EXERCISE PROMPT => With the pictures left out, copy the listing below exactly.
▼▼▼
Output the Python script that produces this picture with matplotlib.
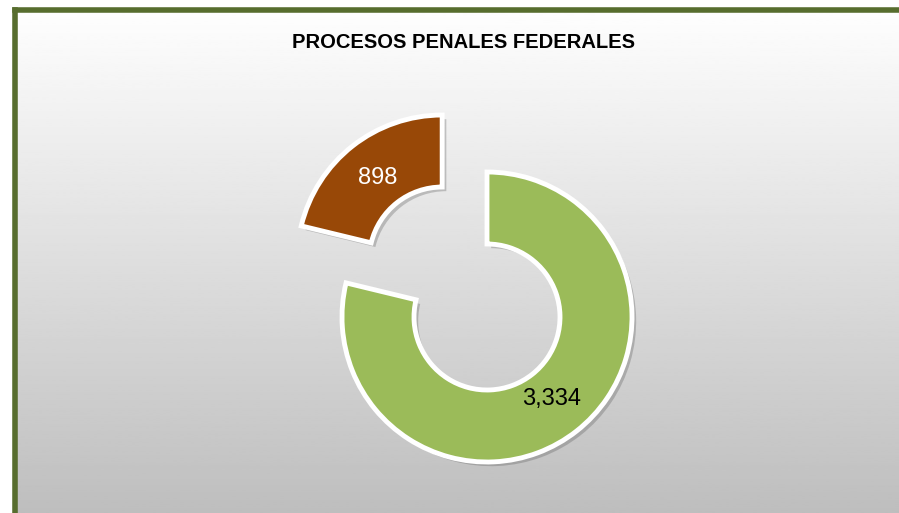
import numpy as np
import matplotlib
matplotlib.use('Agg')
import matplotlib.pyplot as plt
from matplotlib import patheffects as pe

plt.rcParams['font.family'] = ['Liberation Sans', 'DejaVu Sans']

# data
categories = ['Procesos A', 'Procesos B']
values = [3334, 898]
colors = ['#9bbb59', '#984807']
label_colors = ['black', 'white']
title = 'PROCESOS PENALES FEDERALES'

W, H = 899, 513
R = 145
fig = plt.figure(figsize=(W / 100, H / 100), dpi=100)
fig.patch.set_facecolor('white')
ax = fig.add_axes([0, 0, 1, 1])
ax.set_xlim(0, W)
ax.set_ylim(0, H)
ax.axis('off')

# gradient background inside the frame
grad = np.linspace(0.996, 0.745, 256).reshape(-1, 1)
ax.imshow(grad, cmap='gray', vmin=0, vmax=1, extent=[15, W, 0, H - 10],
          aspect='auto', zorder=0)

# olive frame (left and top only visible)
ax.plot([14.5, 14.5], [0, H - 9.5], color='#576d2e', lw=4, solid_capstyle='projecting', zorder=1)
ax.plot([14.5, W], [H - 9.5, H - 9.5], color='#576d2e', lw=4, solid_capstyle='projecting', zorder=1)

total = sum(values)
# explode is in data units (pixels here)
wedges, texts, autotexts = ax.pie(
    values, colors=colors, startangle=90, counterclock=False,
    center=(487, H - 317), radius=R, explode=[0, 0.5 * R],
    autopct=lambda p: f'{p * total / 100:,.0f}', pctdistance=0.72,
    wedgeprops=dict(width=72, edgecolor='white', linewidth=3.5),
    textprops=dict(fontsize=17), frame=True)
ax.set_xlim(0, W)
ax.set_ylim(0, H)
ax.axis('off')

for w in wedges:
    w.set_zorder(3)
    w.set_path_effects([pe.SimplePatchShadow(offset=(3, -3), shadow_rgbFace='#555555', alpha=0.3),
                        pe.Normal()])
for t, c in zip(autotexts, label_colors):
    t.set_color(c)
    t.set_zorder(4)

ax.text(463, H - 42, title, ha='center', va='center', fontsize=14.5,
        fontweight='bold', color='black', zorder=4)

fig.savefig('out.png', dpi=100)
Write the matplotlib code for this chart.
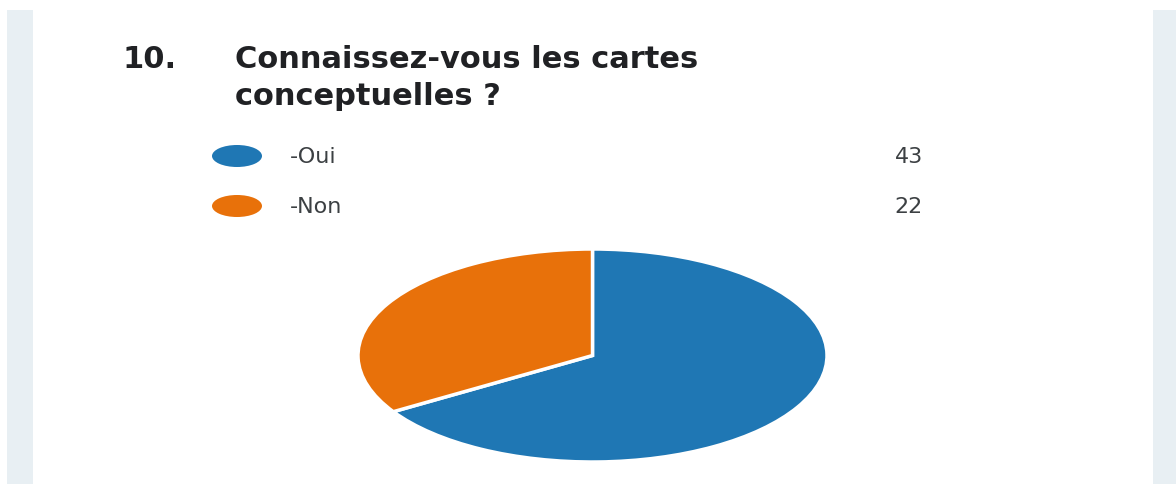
▲▲▲
WRITTEN RESPONSE =>
Output the Python script that produces this picture with matplotlib.
import numpy as np
import matplotlib
matplotlib.use('Agg')
import matplotlib.pyplot as plt
from matplotlib import patheffects as pe

plt.rcParams['font.family'] = ['Liberation Sans', 'DejaVu Sans']

# data
categories = ['Procesos A', 'Procesos B']
values = [3334, 898]
colors = ['#9bbb59', '#984807']
label_colors = ['black', 'white']
title = 'PROCESOS PENALES FEDERALES'

W, H = 899, 513
R = 145
fig = plt.figure(figsize=(W / 100, H / 100), dpi=100)
fig.patch.set_facecolor('white')
ax = fig.add_axes([0, 0, 1, 1])
ax.set_xlim(0, W)
ax.set_ylim(0, H)
ax.axis('off')

# gradient background inside the frame
grad = np.linspace(0.996, 0.745, 256).reshape(-1, 1)
ax.imshow(grad, cmap='gray', vmin=0, vmax=1, extent=[15, W, 0, H - 10],
          aspect='auto', zorder=0)

# olive frame (left and top only visible)
ax.plot([14.5, 14.5], [0, H - 9.5], color='#576d2e', lw=4, solid_capstyle='projecting', zorder=1)
ax.plot([14.5, W], [H - 9.5, H - 9.5], color='#576d2e', lw=4, solid_capstyle='projecting', zorder=1)

total = sum(values)
# explode is in data units (pixels here)
wedges, texts, autotexts = ax.pie(
    values, colors=colors, startangle=90, counterclock=False,
    center=(487, H - 317), radius=R, explode=[0, 0.5 * R],
    autopct=lambda p: f'{p * total / 100:,.0f}', pctdistance=0.72,
    wedgeprops=dict(width=72, edgecolor='white', linewidth=3.5),
    textprops=dict(fontsize=17), frame=True)
ax.set_xlim(0, W)
ax.set_ylim(0, H)
ax.axis('off')

for w in wedges:
    w.set_zorder(3)
    w.set_path_effects([pe.SimplePatchShadow(offset=(3, -3), shadow_rgbFace='#555555', alpha=0.3),
                        pe.Normal()])
for t, c in zip(autotexts, label_colors):
    t.set_color(c)
    t.set_zorder(4)

ax.text(463, H - 42, title, ha='center', va='center', fontsize=14.5,
        fontweight='bold', color='black', zorder=4)

fig.savefig('out.png', dpi=100)
Write the matplotlib code for this chart.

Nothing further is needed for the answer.